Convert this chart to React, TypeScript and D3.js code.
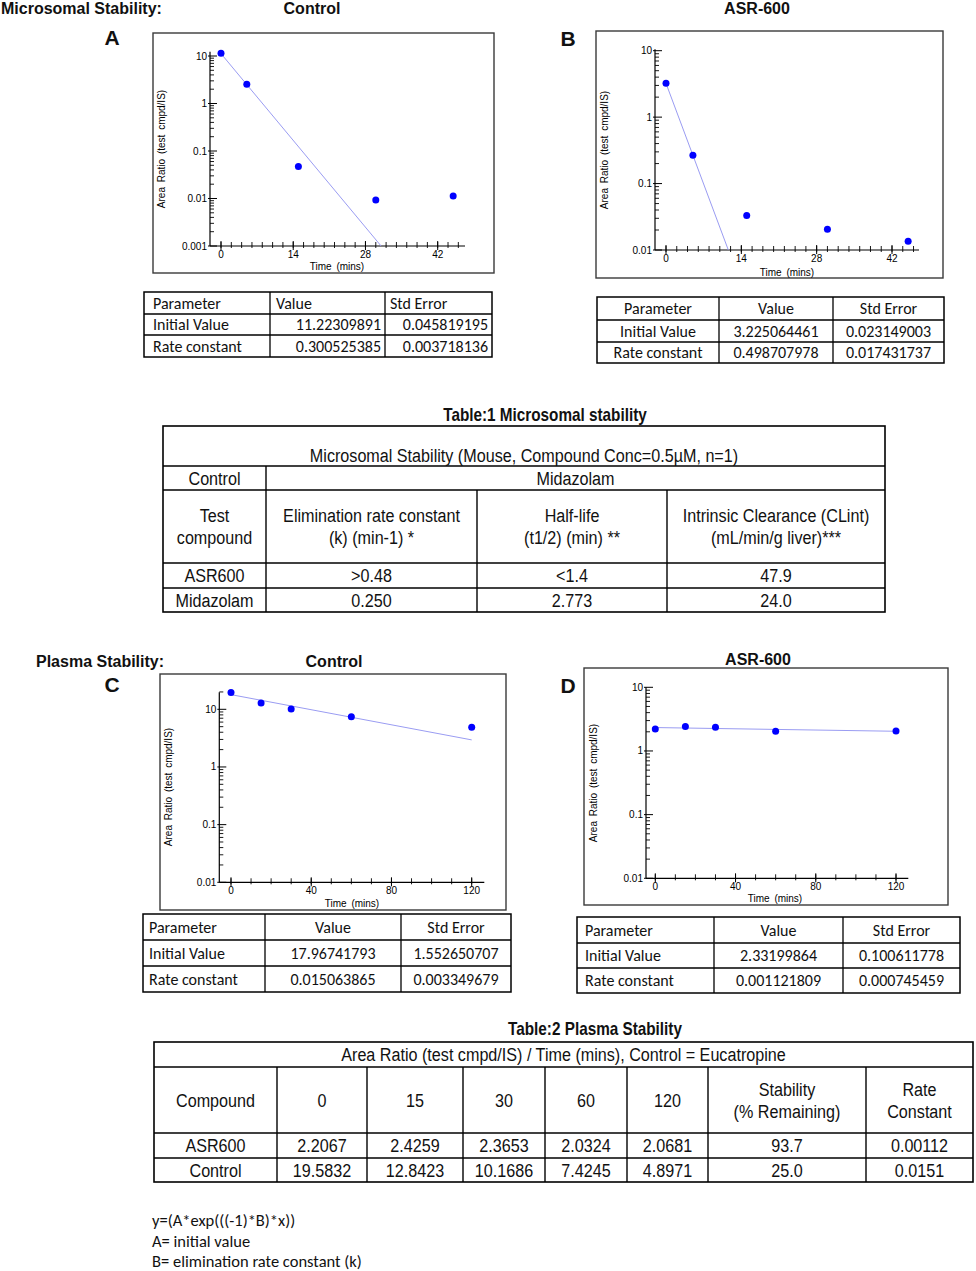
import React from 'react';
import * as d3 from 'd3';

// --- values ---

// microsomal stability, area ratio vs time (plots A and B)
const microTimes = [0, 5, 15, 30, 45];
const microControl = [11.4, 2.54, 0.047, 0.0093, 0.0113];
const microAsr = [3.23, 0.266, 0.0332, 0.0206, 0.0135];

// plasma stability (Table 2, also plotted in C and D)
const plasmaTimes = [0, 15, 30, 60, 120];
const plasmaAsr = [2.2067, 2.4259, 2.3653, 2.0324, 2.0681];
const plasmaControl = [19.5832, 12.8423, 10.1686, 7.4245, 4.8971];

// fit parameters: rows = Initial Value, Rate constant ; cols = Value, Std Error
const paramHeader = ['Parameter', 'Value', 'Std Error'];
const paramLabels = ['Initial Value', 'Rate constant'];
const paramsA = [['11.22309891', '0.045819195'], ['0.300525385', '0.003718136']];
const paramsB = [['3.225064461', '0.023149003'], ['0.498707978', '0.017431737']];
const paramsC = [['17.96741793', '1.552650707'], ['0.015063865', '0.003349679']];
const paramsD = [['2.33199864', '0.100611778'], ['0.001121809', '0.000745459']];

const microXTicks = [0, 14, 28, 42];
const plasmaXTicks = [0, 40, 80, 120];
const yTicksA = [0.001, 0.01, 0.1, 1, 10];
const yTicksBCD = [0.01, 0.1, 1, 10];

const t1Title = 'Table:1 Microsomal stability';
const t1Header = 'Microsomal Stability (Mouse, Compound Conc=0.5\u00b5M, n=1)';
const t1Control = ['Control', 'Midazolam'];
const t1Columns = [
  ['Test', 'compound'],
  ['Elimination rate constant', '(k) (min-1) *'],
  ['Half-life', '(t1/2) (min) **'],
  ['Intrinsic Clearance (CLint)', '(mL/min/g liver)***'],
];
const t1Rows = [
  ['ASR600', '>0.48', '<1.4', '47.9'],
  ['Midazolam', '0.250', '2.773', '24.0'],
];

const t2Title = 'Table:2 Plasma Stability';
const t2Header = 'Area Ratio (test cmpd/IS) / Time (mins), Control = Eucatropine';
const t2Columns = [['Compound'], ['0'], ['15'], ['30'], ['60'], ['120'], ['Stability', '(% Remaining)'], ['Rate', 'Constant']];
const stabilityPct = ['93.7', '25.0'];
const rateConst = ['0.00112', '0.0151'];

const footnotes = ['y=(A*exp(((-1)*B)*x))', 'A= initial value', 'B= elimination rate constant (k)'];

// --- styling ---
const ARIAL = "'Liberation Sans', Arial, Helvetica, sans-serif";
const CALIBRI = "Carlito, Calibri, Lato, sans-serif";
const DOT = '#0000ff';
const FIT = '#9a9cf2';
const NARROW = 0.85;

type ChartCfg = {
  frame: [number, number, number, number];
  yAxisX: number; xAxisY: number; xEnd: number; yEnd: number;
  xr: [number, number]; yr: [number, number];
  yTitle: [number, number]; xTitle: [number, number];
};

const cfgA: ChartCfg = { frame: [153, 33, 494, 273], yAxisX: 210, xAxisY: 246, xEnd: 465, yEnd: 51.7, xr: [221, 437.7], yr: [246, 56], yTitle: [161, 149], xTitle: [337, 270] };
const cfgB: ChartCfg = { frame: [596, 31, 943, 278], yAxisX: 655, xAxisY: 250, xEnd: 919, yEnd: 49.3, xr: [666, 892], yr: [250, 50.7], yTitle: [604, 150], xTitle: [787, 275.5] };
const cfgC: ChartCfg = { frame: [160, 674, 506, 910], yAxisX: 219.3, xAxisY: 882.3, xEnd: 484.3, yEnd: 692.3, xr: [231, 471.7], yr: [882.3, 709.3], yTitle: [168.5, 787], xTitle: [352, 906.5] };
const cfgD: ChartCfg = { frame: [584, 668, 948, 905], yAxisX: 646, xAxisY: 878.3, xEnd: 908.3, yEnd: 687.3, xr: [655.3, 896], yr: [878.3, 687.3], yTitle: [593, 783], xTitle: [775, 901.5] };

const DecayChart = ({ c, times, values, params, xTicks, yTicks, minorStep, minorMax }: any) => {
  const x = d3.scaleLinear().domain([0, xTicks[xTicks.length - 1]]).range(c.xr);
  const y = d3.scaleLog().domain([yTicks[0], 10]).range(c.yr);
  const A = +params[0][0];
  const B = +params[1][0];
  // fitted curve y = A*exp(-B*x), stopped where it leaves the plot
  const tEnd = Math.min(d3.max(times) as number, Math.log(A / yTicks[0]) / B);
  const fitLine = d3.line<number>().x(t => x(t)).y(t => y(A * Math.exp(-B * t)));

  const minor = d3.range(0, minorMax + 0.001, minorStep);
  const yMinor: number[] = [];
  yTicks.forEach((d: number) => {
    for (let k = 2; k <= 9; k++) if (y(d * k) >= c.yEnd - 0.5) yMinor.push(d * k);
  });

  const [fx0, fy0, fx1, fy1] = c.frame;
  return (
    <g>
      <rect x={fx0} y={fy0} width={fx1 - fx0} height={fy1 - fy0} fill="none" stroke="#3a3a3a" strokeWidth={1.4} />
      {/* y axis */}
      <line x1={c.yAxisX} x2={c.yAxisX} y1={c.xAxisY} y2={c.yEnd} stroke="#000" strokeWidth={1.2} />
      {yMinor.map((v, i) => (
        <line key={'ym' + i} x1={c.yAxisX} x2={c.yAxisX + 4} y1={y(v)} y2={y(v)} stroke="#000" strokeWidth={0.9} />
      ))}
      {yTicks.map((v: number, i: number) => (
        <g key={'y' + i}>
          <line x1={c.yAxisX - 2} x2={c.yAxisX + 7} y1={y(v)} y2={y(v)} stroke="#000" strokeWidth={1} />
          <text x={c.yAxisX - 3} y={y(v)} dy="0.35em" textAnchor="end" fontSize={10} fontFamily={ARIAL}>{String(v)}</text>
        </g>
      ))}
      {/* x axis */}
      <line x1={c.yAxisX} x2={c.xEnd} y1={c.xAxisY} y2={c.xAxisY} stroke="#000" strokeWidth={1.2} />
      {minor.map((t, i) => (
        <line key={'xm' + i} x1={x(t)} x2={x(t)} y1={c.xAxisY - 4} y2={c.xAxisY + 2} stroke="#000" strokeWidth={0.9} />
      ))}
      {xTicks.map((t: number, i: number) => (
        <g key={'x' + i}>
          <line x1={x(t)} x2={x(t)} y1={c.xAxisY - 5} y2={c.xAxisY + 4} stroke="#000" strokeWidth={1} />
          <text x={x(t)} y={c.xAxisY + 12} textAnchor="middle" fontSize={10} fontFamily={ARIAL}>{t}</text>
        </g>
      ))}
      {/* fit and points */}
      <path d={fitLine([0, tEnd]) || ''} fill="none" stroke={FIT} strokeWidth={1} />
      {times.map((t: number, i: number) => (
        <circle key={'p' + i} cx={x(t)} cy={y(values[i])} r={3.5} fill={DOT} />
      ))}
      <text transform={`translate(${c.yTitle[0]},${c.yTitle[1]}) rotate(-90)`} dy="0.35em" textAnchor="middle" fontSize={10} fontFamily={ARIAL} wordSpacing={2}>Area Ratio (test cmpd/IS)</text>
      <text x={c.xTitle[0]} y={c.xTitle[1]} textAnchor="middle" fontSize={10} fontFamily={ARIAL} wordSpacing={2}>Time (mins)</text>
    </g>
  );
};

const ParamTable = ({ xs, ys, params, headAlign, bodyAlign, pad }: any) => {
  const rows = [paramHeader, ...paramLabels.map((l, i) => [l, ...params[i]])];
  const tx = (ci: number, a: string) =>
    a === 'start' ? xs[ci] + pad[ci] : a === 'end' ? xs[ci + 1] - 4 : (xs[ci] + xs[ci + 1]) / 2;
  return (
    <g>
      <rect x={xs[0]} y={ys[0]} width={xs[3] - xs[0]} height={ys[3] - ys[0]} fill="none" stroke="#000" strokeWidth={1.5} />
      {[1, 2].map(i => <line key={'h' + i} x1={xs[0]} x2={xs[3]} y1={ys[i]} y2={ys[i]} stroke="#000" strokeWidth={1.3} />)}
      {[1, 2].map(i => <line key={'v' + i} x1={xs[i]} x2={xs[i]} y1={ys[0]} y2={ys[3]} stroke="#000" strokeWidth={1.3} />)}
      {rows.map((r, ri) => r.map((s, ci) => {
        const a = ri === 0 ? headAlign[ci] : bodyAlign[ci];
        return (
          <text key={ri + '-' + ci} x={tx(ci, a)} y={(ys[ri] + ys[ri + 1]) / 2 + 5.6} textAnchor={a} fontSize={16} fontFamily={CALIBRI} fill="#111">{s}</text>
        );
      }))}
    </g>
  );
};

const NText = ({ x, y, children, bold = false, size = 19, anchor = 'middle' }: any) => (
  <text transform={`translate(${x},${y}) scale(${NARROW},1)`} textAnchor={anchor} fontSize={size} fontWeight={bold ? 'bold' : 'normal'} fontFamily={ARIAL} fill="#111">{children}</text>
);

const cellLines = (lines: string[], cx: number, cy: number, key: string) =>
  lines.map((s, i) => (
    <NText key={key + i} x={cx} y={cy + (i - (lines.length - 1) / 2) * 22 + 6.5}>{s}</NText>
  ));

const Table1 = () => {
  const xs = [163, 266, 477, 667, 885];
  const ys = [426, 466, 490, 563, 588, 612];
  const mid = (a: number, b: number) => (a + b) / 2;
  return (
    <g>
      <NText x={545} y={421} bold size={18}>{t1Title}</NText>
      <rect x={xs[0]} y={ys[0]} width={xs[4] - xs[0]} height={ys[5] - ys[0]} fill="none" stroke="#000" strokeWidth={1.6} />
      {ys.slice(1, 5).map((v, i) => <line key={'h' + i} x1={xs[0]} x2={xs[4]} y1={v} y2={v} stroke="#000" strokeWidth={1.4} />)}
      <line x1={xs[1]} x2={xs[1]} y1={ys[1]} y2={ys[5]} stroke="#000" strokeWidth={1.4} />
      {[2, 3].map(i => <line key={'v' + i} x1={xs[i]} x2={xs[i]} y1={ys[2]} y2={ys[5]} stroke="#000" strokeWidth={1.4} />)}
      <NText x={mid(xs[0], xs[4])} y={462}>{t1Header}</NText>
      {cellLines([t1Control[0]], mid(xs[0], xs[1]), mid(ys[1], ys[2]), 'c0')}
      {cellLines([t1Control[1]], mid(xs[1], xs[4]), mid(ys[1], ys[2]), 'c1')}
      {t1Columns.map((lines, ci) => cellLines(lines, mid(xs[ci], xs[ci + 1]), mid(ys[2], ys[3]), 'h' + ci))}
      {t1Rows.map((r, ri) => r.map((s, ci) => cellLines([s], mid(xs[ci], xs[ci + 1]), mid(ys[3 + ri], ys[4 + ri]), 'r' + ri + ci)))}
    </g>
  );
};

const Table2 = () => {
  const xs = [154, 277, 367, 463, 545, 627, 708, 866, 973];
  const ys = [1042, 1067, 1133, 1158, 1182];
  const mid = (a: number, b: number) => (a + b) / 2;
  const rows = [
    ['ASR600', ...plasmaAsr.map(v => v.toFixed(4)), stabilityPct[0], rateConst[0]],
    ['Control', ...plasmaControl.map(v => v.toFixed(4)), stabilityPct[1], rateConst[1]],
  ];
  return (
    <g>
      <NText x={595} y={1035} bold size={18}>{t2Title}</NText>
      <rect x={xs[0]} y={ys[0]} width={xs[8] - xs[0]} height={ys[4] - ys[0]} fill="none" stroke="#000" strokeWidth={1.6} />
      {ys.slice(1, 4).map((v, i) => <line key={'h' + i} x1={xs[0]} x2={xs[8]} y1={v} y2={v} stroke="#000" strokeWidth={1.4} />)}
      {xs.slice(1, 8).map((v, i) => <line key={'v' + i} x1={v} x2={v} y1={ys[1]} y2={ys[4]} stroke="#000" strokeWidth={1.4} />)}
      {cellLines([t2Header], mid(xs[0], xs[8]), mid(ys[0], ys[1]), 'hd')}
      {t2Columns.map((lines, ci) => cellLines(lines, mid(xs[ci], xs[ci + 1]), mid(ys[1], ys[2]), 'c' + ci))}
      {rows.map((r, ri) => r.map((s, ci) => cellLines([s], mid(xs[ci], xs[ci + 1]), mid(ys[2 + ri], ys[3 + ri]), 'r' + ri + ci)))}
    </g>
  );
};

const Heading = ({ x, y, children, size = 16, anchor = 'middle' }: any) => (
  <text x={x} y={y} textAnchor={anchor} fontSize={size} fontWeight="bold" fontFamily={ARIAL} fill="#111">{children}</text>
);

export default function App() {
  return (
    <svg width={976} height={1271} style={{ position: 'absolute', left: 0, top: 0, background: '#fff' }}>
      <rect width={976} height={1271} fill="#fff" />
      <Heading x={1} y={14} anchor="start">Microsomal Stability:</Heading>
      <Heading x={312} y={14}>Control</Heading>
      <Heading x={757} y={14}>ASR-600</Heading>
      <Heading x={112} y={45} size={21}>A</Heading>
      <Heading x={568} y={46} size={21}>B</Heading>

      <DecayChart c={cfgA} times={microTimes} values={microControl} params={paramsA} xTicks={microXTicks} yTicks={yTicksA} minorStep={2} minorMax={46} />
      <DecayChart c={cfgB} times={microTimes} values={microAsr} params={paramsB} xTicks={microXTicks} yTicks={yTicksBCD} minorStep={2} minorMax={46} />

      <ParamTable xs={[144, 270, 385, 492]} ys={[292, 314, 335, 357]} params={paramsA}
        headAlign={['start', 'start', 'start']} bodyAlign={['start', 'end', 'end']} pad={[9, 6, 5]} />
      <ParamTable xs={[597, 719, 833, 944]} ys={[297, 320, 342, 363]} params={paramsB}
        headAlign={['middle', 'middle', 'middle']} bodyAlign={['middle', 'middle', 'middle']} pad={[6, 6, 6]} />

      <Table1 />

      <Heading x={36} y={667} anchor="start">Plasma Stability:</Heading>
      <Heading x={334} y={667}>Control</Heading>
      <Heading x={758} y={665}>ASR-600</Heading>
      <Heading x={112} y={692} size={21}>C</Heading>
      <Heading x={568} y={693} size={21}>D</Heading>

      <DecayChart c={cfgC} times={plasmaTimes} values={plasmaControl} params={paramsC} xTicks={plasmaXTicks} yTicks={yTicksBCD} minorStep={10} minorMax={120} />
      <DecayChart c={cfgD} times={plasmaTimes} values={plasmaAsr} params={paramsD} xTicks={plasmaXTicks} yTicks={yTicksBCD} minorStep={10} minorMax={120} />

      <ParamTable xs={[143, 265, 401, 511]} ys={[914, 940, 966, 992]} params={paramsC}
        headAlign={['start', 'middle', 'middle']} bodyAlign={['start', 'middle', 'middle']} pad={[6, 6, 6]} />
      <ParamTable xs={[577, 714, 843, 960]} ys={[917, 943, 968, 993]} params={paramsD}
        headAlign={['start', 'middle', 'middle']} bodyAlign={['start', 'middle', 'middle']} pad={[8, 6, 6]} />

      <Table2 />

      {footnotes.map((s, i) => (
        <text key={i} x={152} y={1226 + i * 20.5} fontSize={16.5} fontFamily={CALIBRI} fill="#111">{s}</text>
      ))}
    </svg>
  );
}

# [Written request]
Skip the pictures, please, and transcribe only the lines from the beginning of the material through the one that contains "// --- values ---".

# [Answer]
Convert this chart to React, TypeScript and D3.js code.
import React from 'react';
import * as d3 from 'd3';

// --- values ---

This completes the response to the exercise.